[Posted by Karl]
In 1992, Peggy Noonan reviewed R. Emmett Tyrrell Jr.’s The Conservative Crack-Up. In that review, Noonan provided a brief history of the Reagan Era:
A party that had spent decades hanging on through low budget liberalism was finally changing. prompted by forces its establishment had not ignited and could not control.
From the West came the broad, grass-roots antitax movement signaled by passage of California’s Proposition 13. From the East came new writers with new assumptions, who argued for change in the journals of New York and Washington. The two forces converged to produce something fresh: a modern conservatism that could govern.
At the center was Ronald Reagan, who kept in one piece a naturally divided movement—social conservatives who would ban abortion, libertarians who would legalize cocaine—first by giving its members a winner when they hadn’t expected to have a winner in their lifetimes. Mr. Reagan’s interests were widely and openly conservative. He had come to his beliefs at a time when the right’s tenets were clear: budgets should be balanced; put a Federal agency in charge or the Sahara and it would run out of sand. But he was receptive to new thinking and generous toward all strains of conservatism because in a way he believed In them all. His respect for other conservatives spread as if by contagion. For a decade the people he brought to Washington functioned pretty well as one big fractious family.
However, winning the Cold War eroded the GOP advantage on national security, while Pres. George H. W. Bush squandered the Republican advantage on taxes. This left social conservativism as the primary face of the party, but I digress (or do I?). Noonan continued:
But this book is best when Mr. Tyrrell speaks of the distance, the utter disconnection, between the nation’s establishment—the press, academia, the arts—and its people…
There are, in 1992, many kinds of conservatives.
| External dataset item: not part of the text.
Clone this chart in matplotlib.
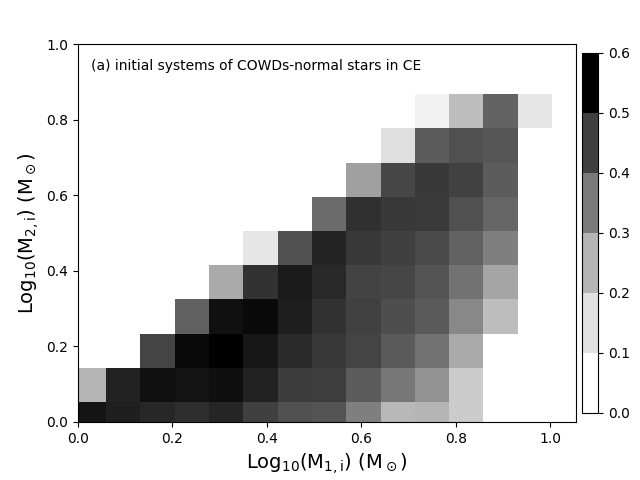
import numpy as np
import matplotlib
matplotlib.use("Agg")
import matplotlib.pyplot as plt
from matplotlib import cm, colors

# bin edges in log10 mass
x_edges = -0.0135 + 0.0727 * np.arange(15)
y_edges = -0.0376 + 0.0905 * np.arange(11)

# fraction per cell, rows = M2 bins (bottom to top), cols = M1 bins
frac = np.array([
    [0.559, 0.535, 0.522, 0.510, 0.523, 0.480, 0.453, 0.443, 0.347, 0.235, 0.240, 0.185, 0.0, 0.0],
    [0.240, 0.531, 0.566, 0.561, 0.568, 0.531, 0.487, 0.485, 0.427, 0.366, 0.306, 0.185, 0.0, 0.0],
    [0.0, 0.0, 0.473, 0.580, 0.600, 0.551, 0.515, 0.490, 0.472, 0.432, 0.377, 0.262, 0.0, 0.0],
    [0.0, 0.0, 0.0, 0.418, 0.566, 0.578, 0.539, 0.502, 0.477, 0.455, 0.432, 0.330, 0.225, 0.0],
    [0.0, 0.0, 0.0, 0.0, 0.262, 0.502, 0.547, 0.517, 0.475, 0.470, 0.445, 0.377, 0.271, 0.0],
    [0.0, 0.0, 0.0, 0.0, 0.0, 0.108, 0.450, 0.527, 0.493, 0.480, 0.463, 0.414, 0.347, 0.0],
    [0.0, 0.0, 0.0, 0.0, 0.0, 0.0, 0.0, 0.393, 0.505, 0.490, 0.488, 0.453, 0.405, 0.0],
    [0.0, 0.0, 0.0, 0.0, 0.0, 0.0, 0.0, 0.0, 0.281, 0.468, 0.492, 0.477, 0.427, 0.0],
    [0.0, 0.0, 0.0, 0.0, 0.0, 0.0, 0.0, 0.0, 0.0, 0.127, 0.427, 0.453, 0.439, 0.0],
    [0.0, 0.0, 0.0, 0.0, 0.0, 0.0, 0.0, 0.0, 0.0, 0.0, 0.065, 0.222, 0.411, 0.108],
])

cbar_ticks = [0.0, 0.1, 0.2, 0.3, 0.4, 0.5, 0.6]

fig = plt.figure(figsize=(6.4, 4.8), dpi=100)
ax = fig.add_axes([0.122, 0.121, 0.778, 0.787])
ax.pcolormesh(x_edges, y_edges, frac, cmap="Greys", vmin=0, vmax=0.6)
ax.set_xlim(0, 1.055)
ax.set_ylim(0, 1.0)
ax.set_xlabel(r"Log$_{10}$(M$_{\rm 1,i}$) (M$_\odot$)", fontsize=14)
ax.set_ylabel(r"Log$_{10}$(M$_{\rm 2,i}$) (M$_\odot$)", fontsize=14)
ax.text(0.025, 0.961, "(a) initial systems of COWDs-normal stars in CE",
        transform=ax.transAxes, fontsize=10, va="top")

# discrete colorbar
cax = fig.add_axes([0.909, 0.14, 0.026, 0.75])
sm = cm.ScalarMappable(norm=colors.BoundaryNorm(np.linspace(0, 0.6, 7), 6),
                       cmap=plt.get_cmap("Greys", 6))
cb = fig.colorbar(sm, cax=cax)
cb.set_ticks(cbar_ticks)

fig.savefig("out.png", dpi=100)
Concorde conservatives crisscrossing the Atlantic to check on this election and that caucus, cultural conservatives, bristling supply-siders, spiky libertarians and others, all rent by 12 years of intramural fighting, conflicting ambitions and snubs. A dozen years of leadership will leave you tired; a dozen years away from the grass roots, when you used to be the grass roots, might leave you disoriented. It would be amazing if they weren’t fighting, and weren’t mean.
Another turn of the 16-year cycle, and here we are again. As in the late 1970s, Californians are again poised to reject the big government policies that are wrecking the Golden State, policies that are the results of supposed moderation. If California is a bellwether in this regard, its state GOP is a microcosm of what is wrong with the Republican Party nationally. The state — and the nation — could use a Reagan, but is stuck with a Schwarzenegger. Movie star governors just ain’t what they used to be.
Meanwhile, moderate pundits like Rick Moran are repelled by grass roots protests against the spend-and-tax extremism of the Obama Administration. Moran also claims moderates are being purged from the party by those social con meanies on talk radio and the Internet. In the real world, the GOP got the political exhaustion represented by the “kinder, gentler” G.H.W. Bush, the “compassionate” G.W. Bush, Maverick John McCain and an out of touch Congressional GOP. One wonders what sort of party the Morans would build if fiscal cons and social cons are just too icky and mean.
Of course, there is plenty of blame to go around on all sides of the debate. However, just as in the early 1990s, it would be amazing if they weren’t fighting, and weren’t mean. Politics still ain’t beanbag. People who only like their tea parties with lace doilies may want to stay in the parlor, and leave the arena to others.